As far as salvation is concerned, the gospel does not replace the law because the law was never a means of salvation. The law was given to show men the perfect standards of God’s righteousness and to show that those standards are impossible to meet in man’s own power. The purpose of the law was to drive men to faith in God. In the Sermon on the Mount, Jesus declared God’s perfect standards to be higher even than those of the Old Covenant. A person breaks God’s law, He said, not only by killing but even by hating (Matt. 5:21-22), not only by committing adultery but by having lustful thoughts (5:27-28). If it is impossible to fulfill perfectly the Mosaic law, how much more impossible is it to keep the standards set forth by Christ in His earthly ministry.

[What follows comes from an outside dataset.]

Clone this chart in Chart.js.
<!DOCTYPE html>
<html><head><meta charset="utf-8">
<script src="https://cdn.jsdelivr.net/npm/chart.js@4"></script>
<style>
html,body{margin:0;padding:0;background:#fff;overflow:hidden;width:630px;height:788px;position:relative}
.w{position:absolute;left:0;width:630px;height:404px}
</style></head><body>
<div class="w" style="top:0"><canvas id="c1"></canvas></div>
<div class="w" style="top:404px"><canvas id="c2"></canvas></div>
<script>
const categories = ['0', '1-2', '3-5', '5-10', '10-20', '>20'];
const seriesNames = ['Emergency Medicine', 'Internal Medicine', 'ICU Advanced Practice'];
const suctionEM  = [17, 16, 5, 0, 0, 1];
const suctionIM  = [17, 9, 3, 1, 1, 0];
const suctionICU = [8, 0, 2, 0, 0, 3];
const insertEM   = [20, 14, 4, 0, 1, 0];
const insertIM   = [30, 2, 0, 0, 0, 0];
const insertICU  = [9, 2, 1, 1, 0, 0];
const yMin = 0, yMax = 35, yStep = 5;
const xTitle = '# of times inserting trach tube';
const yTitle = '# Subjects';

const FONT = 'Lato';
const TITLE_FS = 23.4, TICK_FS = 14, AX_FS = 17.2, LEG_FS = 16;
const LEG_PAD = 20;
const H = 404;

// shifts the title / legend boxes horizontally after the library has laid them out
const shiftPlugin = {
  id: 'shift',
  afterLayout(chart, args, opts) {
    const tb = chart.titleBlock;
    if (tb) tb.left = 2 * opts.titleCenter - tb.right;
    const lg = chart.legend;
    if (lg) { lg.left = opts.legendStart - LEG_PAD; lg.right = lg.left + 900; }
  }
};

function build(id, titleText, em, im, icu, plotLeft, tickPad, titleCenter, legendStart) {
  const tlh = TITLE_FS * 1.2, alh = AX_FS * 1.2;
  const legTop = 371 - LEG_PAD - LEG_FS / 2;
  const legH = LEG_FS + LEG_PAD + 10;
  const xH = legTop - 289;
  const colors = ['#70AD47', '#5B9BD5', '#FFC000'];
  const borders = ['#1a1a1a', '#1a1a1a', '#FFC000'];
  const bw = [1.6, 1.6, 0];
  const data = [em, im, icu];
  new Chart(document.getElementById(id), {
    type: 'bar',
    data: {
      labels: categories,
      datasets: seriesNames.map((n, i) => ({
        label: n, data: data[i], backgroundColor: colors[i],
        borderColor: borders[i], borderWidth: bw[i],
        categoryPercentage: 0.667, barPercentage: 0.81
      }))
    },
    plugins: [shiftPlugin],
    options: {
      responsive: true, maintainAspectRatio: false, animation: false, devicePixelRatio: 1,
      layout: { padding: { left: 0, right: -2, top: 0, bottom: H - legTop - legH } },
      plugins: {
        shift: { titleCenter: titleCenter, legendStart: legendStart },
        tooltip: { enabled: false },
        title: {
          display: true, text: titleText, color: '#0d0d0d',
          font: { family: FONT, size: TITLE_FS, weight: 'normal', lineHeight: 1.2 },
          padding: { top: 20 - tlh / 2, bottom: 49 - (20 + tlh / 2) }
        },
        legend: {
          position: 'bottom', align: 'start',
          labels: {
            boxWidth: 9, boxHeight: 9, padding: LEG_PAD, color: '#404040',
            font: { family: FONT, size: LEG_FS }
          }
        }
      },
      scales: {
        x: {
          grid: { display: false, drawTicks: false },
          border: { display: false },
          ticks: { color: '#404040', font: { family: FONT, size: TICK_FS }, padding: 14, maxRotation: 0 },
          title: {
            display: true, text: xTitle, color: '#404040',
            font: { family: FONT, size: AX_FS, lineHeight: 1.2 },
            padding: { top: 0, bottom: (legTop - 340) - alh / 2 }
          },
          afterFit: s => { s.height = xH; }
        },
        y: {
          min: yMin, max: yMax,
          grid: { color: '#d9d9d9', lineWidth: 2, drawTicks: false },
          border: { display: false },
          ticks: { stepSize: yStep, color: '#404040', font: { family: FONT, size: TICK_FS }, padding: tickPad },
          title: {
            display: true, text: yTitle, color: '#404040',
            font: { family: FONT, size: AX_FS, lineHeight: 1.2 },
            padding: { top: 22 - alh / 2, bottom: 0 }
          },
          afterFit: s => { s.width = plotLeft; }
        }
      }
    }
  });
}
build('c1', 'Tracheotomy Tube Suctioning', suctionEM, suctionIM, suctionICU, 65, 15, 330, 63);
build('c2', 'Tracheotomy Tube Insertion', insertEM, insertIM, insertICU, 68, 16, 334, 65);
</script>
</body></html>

The cross establishes, or confirms, the law in three ways. First, it establishes the law by paying the penalty of death, which the law demanded for failing to fulfill perfectly and completely its righteous requirements. When Jesus said that He had come not to abolish the law or the prophets but to fulfill them (Matt. 5:17), He was speaking not only of His sinless earthly life but of His sin-bearing death.

Second, the cross establishes the law by fulfilling its purpose of driving men to faith in Jesus Christ. Paul had already declared that “by the works of the Law no flesh will be justified” (3:20). “Whoever keeps the whole law and yet stumbles in one point,” James says, “he has become guilty of all” (James 2:10). “The Law has become our tutor,” Paul told the Galatians, “to lead us to Christ, that we may be justified by faith” (Gal. 3:24).

Third, the cross establishes the law by providing believers the potential for fulfilling it. “For what the Law could not do, weak as it was through the flesh, God did: sending His own Son in the likeness of sinful flesh and as an offering for sin, He condemned sin in the flesh, in order that the requirements of the Law might be fulfilled in us” (Rom. 8:3-4).